MOSCOW -- Riot police beat and detained protesters as thousands defied an official ban and attempted to stage a rally Saturday against President Vladimir Putin's government, which opponents accuse of rolling back freedoms Russians have enjoyed since the end of Soviet communism.
A similar march planned for Sunday in St. Petersburg has also been banned by authorities.A coalition of opposition groups organized the "Dissenters March" to protest the economic and social policies of President Vladimir Putin as well as a series of Kremlin actions that critics say has stripped Russians of many political rights.
Thousands of police officers massed to keep the demonstrators off Pushkin Square, beating some protesters and detaining many others, including Garry Kasparov, the former world chess champion who has emerged as the most prominent leader of the opposition alliance.
Police said 170 people had been detained but a Kasparov aide, Marina Litvinovich, said as many as 600 people were detained -- although she said about half were released quickly. Kasparov, whom witnesses said was seized as he tried to lead a small group of demonstrators through lines of police ringing Pushkin Square, was freed late Saturday after he was fined $38 for participating in the rally.
"It is no longer a country ... where the government tries to pretend it is playing by the letter and spirit of the law," Kasparov said outside the court building.
"We now stand somewhere between Belarus and Zimbabwe," two dictatorships that have cracked down on opposition, he said.
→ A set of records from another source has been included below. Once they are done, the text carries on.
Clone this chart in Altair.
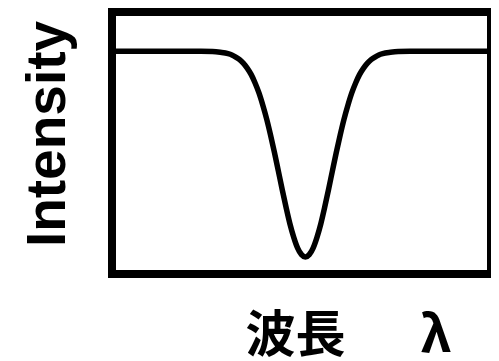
import altair as alt
import pandas as pd

# wavelength (arbitrary units) and intensity
wavelength = [0, 23, 26, 28, 30, 31, 32, 33, 34, 35, 36, 37, 38, 39, 40, 41, 42, 43, 44, 45,
              46, 47, 48, 49, 50, 51, 52, 53, 54, 55, 56, 57, 58, 59, 60, 61, 62, 63, 64,
              65, 66, 67, 68, 69, 70, 72, 74, 77, 100]
intensity = [0.85, 0.85, 0.849, 0.846, 0.841, 0.836, 0.828, 0.818, 0.804, 0.785, 0.761, 0.729,
             0.691, 0.644, 0.591, 0.530, 0.464, 0.394, 0.323, 0.255, 0.192, 0.140, 0.099, 0.074,
             0.065,
             0.074, 0.099, 0.140, 0.192, 0.255, 0.323, 0.394, 0.464, 0.530, 0.591, 0.644, 0.691,
             0.729, 0.761, 0.785, 0.804, 0.818, 0.828, 0.836, 0.841, 0.846, 0.849, 0.85, 0.85]

x_title = "波長\u3000\u2002λ"
y_title = "Intensity"

df = pd.DataFrame({"w": wavelength, "i": intensity})

chart = (
    alt.Chart(df)
    .mark_line(color="black", strokeWidth=5.5, interpolate="monotone", strokeCap="round", clip=True)
    .encode(
        x=alt.X("w:Q", scale=alt.Scale(domain=[0, 98], nice=False, zero=False),
                axis=alt.Axis(title=x_title, ticks=False, labels=False, domain=False, grid=False,
                              titleFont="Noto Sans CJK JP", titleFontSize=50, titleFontWeight="bold",
                              titleColor="black", titleAlign="left", titleBaseline="alphabetic",
                              titleX=133, titleY=77)),
        y=alt.Y("i:Q", scale=alt.Scale(domain=[0, 1], nice=False),
                axis=alt.Axis(title=y_title, ticks=False, labels=False, domain=False, grid=False,
                              titleFont="Liberation Sans", titleFontSize=55, titleFontWeight="bold",
                              titleColor="black", titleAngle=270, titleAlign="center",
                              titleBaseline="alphabetic", titleX=-48, titleY=121.5)),
    )
    .properties(width=379, height=262, autosize=alt.AutoSizeParams(type="none"),
                padding={"left": 104, "top": 4, "right": 0, "bottom": 95},
                background="white")
    .configure_view(stroke="black", strokeWidth=8)
)

chart.save("out.html", embed_options={"renderer": "svg", "actions": False})
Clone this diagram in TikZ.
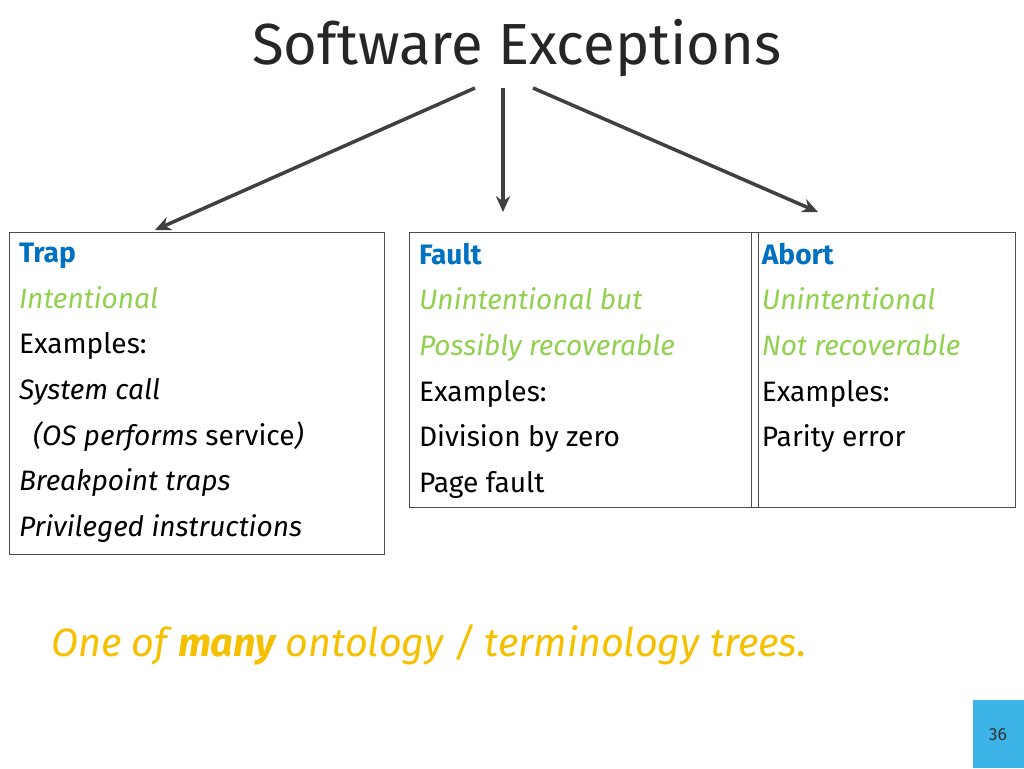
\documentclass[tikz,border=0pt]{standalone}
\usepackage{fontspec}
\setmainfont{Fira Sans}
\usetikzlibrary{arrows.meta,positioning}
\definecolor{hdblue}{HTML}{0070C0}
\definecolor{igreen}{HTML}{92D050}
\definecolor{noteyel}{HTML}{F5C000}
\definecolor{pgblue}{HTML}{3CB4E8}
\tikzstyle{arrow} = [
    line width=2pt,
    -{Stealth[length=9pt,width=8pt]},
    draw=black!75
]
\tikzstyle{kindbox} = [draw=black!70, anchor=north west, inner sep=0pt]
\tikzstyle{kindtext} = [
    anchor=north west, align=left, inner xsep=5.5pt, inner ysep=6pt,
    font=\fontsize{16pt}{26pt}\selectfont
]
\begin{document}
\begin{tikzpicture}[x=0.02cm,y=-0.02cm]
\useasboundingbox (0,0) rectangle (1024,768);

% Title
\node[font=\fontsize{33pt}{40pt}\selectfont, text=black!85] (title) at (517,48) {Software Exceptions};

% Kinds
\node[kindbox, minimum width=375*0.02cm, minimum height=322*0.02cm] (trapbox) at (9,232) {};
\node[kindtext] (trap) at (trapbox.north west)
 {\textcolor{hdblue}{\textbf{Trap}}\\
  \textcolor{igreen}{\itshape Intentional}\\
  Examples:\\
  \textit{System call}\\
  \hspace*{0.5em}\textit{(OS performs} service\textit{)}\\
  \textit{Breakpoint traps}\\
  \textit{Privileged instructions}};
\node[kindbox, minimum width=349*0.02cm, minimum height=275*0.02cm] (faultbox) at (409,232) {};
\node[kindtext] (fault) at (faultbox.north west)
 {\textcolor{hdblue}{\textbf{Fault}}\\
  \textcolor{igreen}{\itshape Unintentional but}\\
  \textcolor{igreen}{\itshape Possibly recoverable}\\
  Examples:\\
  Division by zero\\
  Page fault};
\node[kindbox, minimum width=264*0.02cm, minimum height=275*0.02cm] (abortbox) at (751,232) {};
\node[kindtext, inner xsep=6pt] (abort) at (abortbox.north west)
 {\textcolor{hdblue}{\textbf{Abort}}\\
  \textcolor{igreen}{\itshape Unintentional}\\
  \textcolor{igreen}{\itshape Not recoverable}\\
  Examples:\\
  Parity error};

% Connectors
\coordinate (tl) at (475,88);
\coordinate (tm) at (503,88);
\coordinate (tr) at (533,88);
\coordinate (al) at (155,230);
\coordinate (am) at (503,212);
\coordinate (ar) at (818,212);
\draw[arrow] (tl) -- (al);
\draw[arrow] (tm) -- (am);
\draw[arrow] (tr) -- (ar);

% Note
\node[anchor=west, text=noteyel, font=\fontsize{22.5pt}{28pt}\selectfont\itshape] (note) at (45,645)
 {One of \textbf{many} ontology / terminology trees.};

% Page number
\fill[pgblue] (973,700) rectangle (1024,768);
\node[font=\fontsize{10pt}{12pt}\selectfont, text=black!80] (page) at (998,735) {36};
\end{tikzpicture}
\end{document}
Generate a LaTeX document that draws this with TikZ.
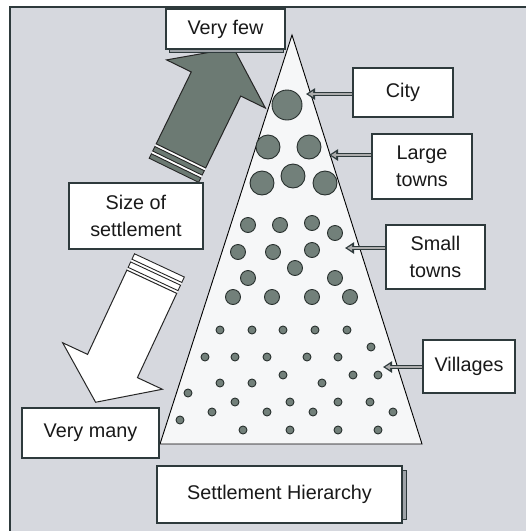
\documentclass[tikz,border=0pt]{standalone}
\usepackage{fontspec}
\setmainfont{Liberation Sans}
\usetikzlibrary{arrows.meta}
\definecolor{bgc}{HTML}{D6D8DE}
\definecolor{framec}{HTML}{2E3A3C}
\definecolor{dotc}{HTML}{72807A}
\definecolor{dotedge}{HTML}{28302E}
\definecolor{arrc}{HTML}{6C7A73}
\definecolor{tric}{HTML}{F6F7F8}
\definecolor{shadc}{HTML}{9EA3A8}
\begin{document}
\begin{tikzpicture}[x=1pt,y=-1pt,
  box/.style={draw=framec, line width=1.1pt, fill=white, inner sep=0pt, align=center,
    font=\fontsize{19.8}{27.5}\selectfont, text=black!90},
  connout/.style={draw=framec, line width=4.6pt, -{Triangle[length=9pt,width=11pt]}},
  connin/.style={draw=gray!65, line width=2.2pt, shorten >=2.2pt, -{Triangle[length=5pt,width=5.5pt]}},
  dotst/.style={fill=dotc, draw=dotedge, line width=0.9pt},
  bigarr/.style={draw=black!85, line width=1pt, line join=miter}]
\useasboundingbox (0,0) rectangle (526,531);
\fill[white] (0,0) rectangle (526,531);
\fill[bgc] (10,7) rectangle (526,531);
\draw[framec, line width=1.5pt] (10,531) -- (10,7) -- (526,7);

% pyramid
\draw[fill=tric, line width=0.9pt, line join=miter] (292,35) -- (422,444) -- (160,444) -- cycle;

% settlements
\draw[dotst] (287,105) circle[radius=15pt];
\foreach \x/\y in {268/147, 309/147, 262/183, 293/176, 325/183}
  \draw[dotst] (\x,\y) circle[radius=12pt];
\foreach \x/\y in {248/225, 280/225, 312/223, 335/233, 238/252, 273/252, 312/250,
  295/268, 248/278, 335/278, 233/297, 272/297, 312/297, 350/297}
  \draw[dotst] (\x,\y) circle[radius=7.5pt];
\foreach \x/\y in {220/330, 252/330, 283/330, 315/330, 347/330, 371/347,
  205/357, 235/357, 267/357, 307/357, 338/357,
  283/375, 353/375, 378/375, 220/383, 252/383, 322/383, 188/393,
  235/402, 290/402, 338/402, 370/402, 212/412, 267/412, 313/412, 393/412,
  180/420, 243/430, 290/430, 338/430, 378/430}
  \draw[dotst] (\x,\y) circle[radius=4pt];

% up arrow (dark)
\begin{scope}[shift={(216,84)}, rotate=64, x=1pt, y=1pt]
  \fill[white] (-80,27.5) rectangle (-96,-27.5);
  \draw[bigarr, fill=arrc] (40,0) -- (0,55) -- (0,27.5) -- (-80,27.5) -- (-80,-27.5) -- (0,-27.5) -- (0,-55) -- cycle;
  \draw[bigarr, fill=arrc, line width=0.9pt] (-83,27.5) rectangle (-88,-27.5);
  \draw[bigarr, fill=arrc, line width=0.9pt] (-91,27.5) rectangle (-96,-27.5);
\end{scope}

% down arrow (white)
\begin{scope}[shift={(112.5,366)}, rotate=245, x=1pt, y=1pt]
  \fill[white] (-93,27.5) rectangle (-111,-27.5);
  \draw[bigarr, fill=white] (40,0) -- (0,55) -- (0,27.5) -- (-93,27.5) -- (-93,-27.5) -- (0,-27.5) -- (0,-55) -- cycle;
  \draw[bigarr, fill=white, line width=0.9pt] (-96,27.5) rectangle (-102,-27.5);
  \draw[bigarr, fill=white, line width=0.9pt] (-105,27.5) rectangle (-111,-27.5);
\end{scope}

% shadows
\draw[fill=shadc, draw=framec, line width=0.6pt] (169,47) rectangle (283,52);
\draw[fill=shadc, draw=framec, line width=0.6pt] (399,470) rectangle (406,519);

% boxes
\node[box, minimum width=119pt, minimum height=40pt] (vf) at (225.5,29) {Very few};
\node[box, minimum width=100pt, minimum height=49pt] (city) at (403,92.5) {City};
\node[box, minimum width=100pt, minimum height=65pt] (large) at (422,166.5) {Large\\towns};
\node[box, minimum width=99pt, minimum height=64pt] (small) at (435.5,257) {Small\\towns};
\node[box, minimum width=92pt, minimum height=53pt] (vill) at (469,366.5) {Villages};
\node[box, minimum width=134pt, minimum height=66pt] (size) at (136,216) {Size of\\settlement};
\node[box, minimum width=137pt, minimum height=50pt] (many) at (90.5,433) {Very many};
\node[box, minimum width=245pt, minimum height=57pt] (sh) at (279.5,494.5) {Settlement Hierarchy};

% connectors
\coordinate (tc) at (306,94);
\coordinate (tl) at (329,155);
\coordinate (ts) at (345,248);
\coordinate (tv) at (383,367);
\foreach \t/\b in {tc/city, tl/large, ts/small, tv/vill} {
  \draw[connout] (\t -| \b.west) -- (\t);
  \draw[connin] ([xshift=-0.6pt]\t -| \b.west) -- (\t);
}
\end{tikzpicture}
\end{document}
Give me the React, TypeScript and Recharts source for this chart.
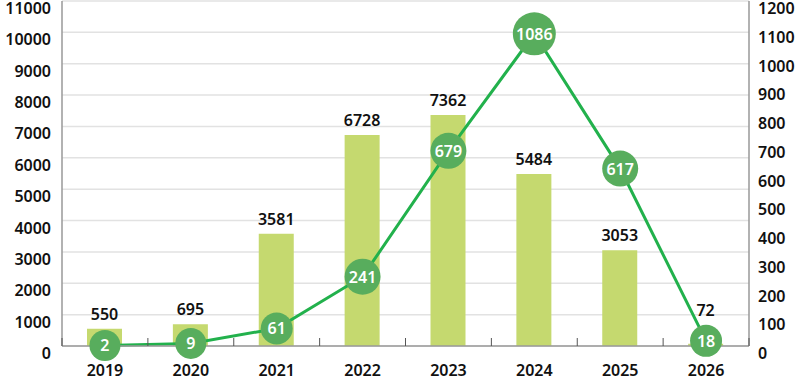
import React from "react";
import { ComposedChart, Bar, Line, XAxis, YAxis, CartesianGrid, LabelList } from "recharts";

const years = ["2019", "2020", "2021", "2022", "2023", "2024", "2025", "2026"];
const barValues = [550, 695, 3581, 6728, 7362, 5484, 3053, 72];
const lineValues = [2, 9, 61, 241, 679, 1086, 617, 18];
const leftTicks = [0, 1000, 2000, 3000, 4000, 5000, 6000, 7000, 8000, 9000, 10000, 11000];
const rightTicks = [0, 100, 200, 300, 400, 500, 600, 700, 800, 900, 1000, 1100, 1200];
const RIGHT_MAX = 1200;

const data = years.map((y, i) => ({ year: y, bar: barValues[i], line: lineValues[i] }));

const W = 800;
const H = 383;
const TOP = 1;
const X_H = 37;
const PLOT_H = H - TOP - X_H;
const LEFT_W = 62;
const RIGHT_W = 51;
const BW = (W - LEFT_W - RIGHT_W) / years.length;
const FONT = "'Noto Sans', sans-serif";

const radiusFor = (label: string) =>
  label.length === 1 ? 15.5 : label.length === 2 ? 16 : label.length === 3 ? 18 : 21.5;

const LeftTick = (props: any) => {
  const { x, y, payload } = props;
  return (
    <text x={x - 11} y={y + 7} textAnchor="end" dominantBaseline="central" fontFamily={FONT} fontSize={16} fontWeight={600} fill="#111">
      {payload.value}
    </text>
  );
};

const RightTick = (props: any) => {
  const { x, y, payload } = props;
  return (
    <text x={x + 9} y={y + 7} textAnchor="start" dominantBaseline="central" fontFamily={FONT} fontSize={16} fontWeight={600} fill="#111">
      {payload.value}
    </text>
  );
};

const XTick = (props: any) => {
  const { x, y, payload, index } = props;
  const last = index === years.length - 1;
  return (
    <g>
      <line x1={x - BW / 2} x2={x - BW / 2} y1={y - 8} y2={y} stroke="#555" strokeWidth={1} />
      {last && <line x1={x + BW / 2} x2={x + BW / 2} y1={y - 8} y2={y} stroke="#555" strokeWidth={1} />}
      <text x={x} y={y + 24} textAnchor="middle" dominantBaseline="central" fontFamily={FONT} fontSize={16} fontWeight={600} fill="#111">
        {payload.value}
      </text>
    </g>
  );
};

const BarLabel = (props: any) => {
  const { x, y, width, height, value, index } = props;
  const bottom = y + height;
  const lv = lineValues[index];
  const cy = bottom - (lv / RIGHT_MAX) * PLOT_H;
  const r = radiusFor(String(lv));
  let anchor = y;
  if (cy - r < y && y < cy + r) anchor = cy - r;
  return (
    <text x={x + width / 2} y={anchor - 9} textAnchor="middle" fontFamily={FONT} fontSize={16} fontWeight={600} fill="#111">
      {value}
    </text>
  );
};

const Dot = (props: any) => {
  const { cx, cy, payload } = props;
  const label = String(payload.line);
  const r = radiusFor(label);
  return (
    <g>
      <circle cx={cx} cy={cy} r={r} fill="#58ad5d" />
      <text x={cx} y={cy} textAnchor="middle" dominantBaseline="central" fontFamily={FONT} fontSize={16} fontWeight={600} fill="#fff">
        {label}
      </text>
    </g>
  );
};

export default function App() {
  return (
    <div style={{ position: "absolute", left: 0, top: 0, width: W, height: H, background: "#fff" }}>
      <ComposedChart width={W} height={H} data={data} margin={{ top: TOP, right: 0, bottom: 0, left: 0 }}>
        <CartesianGrid yAxisId="left" vertical={false} stroke="#e2e2e2" strokeWidth={1.5} />
        <XAxis
          dataKey="year"
          height={X_H}
          tickSize={0}
          tickMargin={0}
          tickLine={false}
          axisLine={{ stroke: "#999", strokeWidth: 1.5 }}
          tick={<XTick />}
          interval={0}
        />
        <YAxis
          yAxisId="left"
          orientation="left"
          width={LEFT_W}
          domain={[0, 11000]}
          ticks={leftTicks}
          tickSize={0}
          tickMargin={0}
          tickLine={false}
          axisLine={{ stroke: "#999", strokeWidth: 1.5 }}
          tick={<LeftTick />}
          interval={0}
        />
        <YAxis
          yAxisId="right"
          orientation="right"
          width={RIGHT_W}
          domain={[0, RIGHT_MAX]}
          ticks={rightTicks}
          tickSize={0}
          tickMargin={0}
          tickLine={false}
          axisLine={{ stroke: "#999", strokeWidth: 1.5 }}
          tick={<RightTick />}
          interval={0}
        />
        <Bar yAxisId="left" dataKey="bar" fill="#c5d96f" barSize={35} isAnimationActive={false}>
          <LabelList dataKey="bar" content={<BarLabel />} />
        </Bar>
        <Line
          yAxisId="right"
          dataKey="line"
          stroke="#22b14c"
          strokeWidth={3}
          dot={<Dot />}
          activeDot={false}
          isAnimationActive={false}
        />
      </ComposedChart>
    </div>
  );
}
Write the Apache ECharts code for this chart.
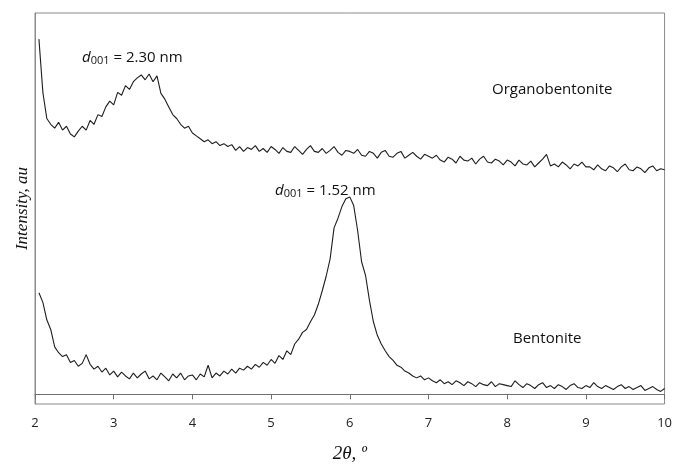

It was the fourth time in recent months that anti-Putin demonstrations -- all called Dissenters Marches -- have been broken up with force or smothered by a huge police presence. Earlier protests were thwarted in Moscow, St. Petersburg and Nizhny Novgorod.
In a speech at Pushkin Square, Mikhail Kasyanov, Putin's first prime minister but now a leading opponent, denounced the arrests and beatings.
"Everyone should ask the question: What is happening with our authorities -- are they still sane, or have they gone mad?" he said, as the crowd chanted "Shame on the government."
Moscow Mayor Yuri Luzhkov, who observed the march, said authorities were seeking only to maintain order, not to interfere with the exercising of political rights.
"We live in a democratic country, a free country, and we give the possibility to everybody to express their agreement or disagreement," he said, in remarks carried on Russia's Channel 1 television.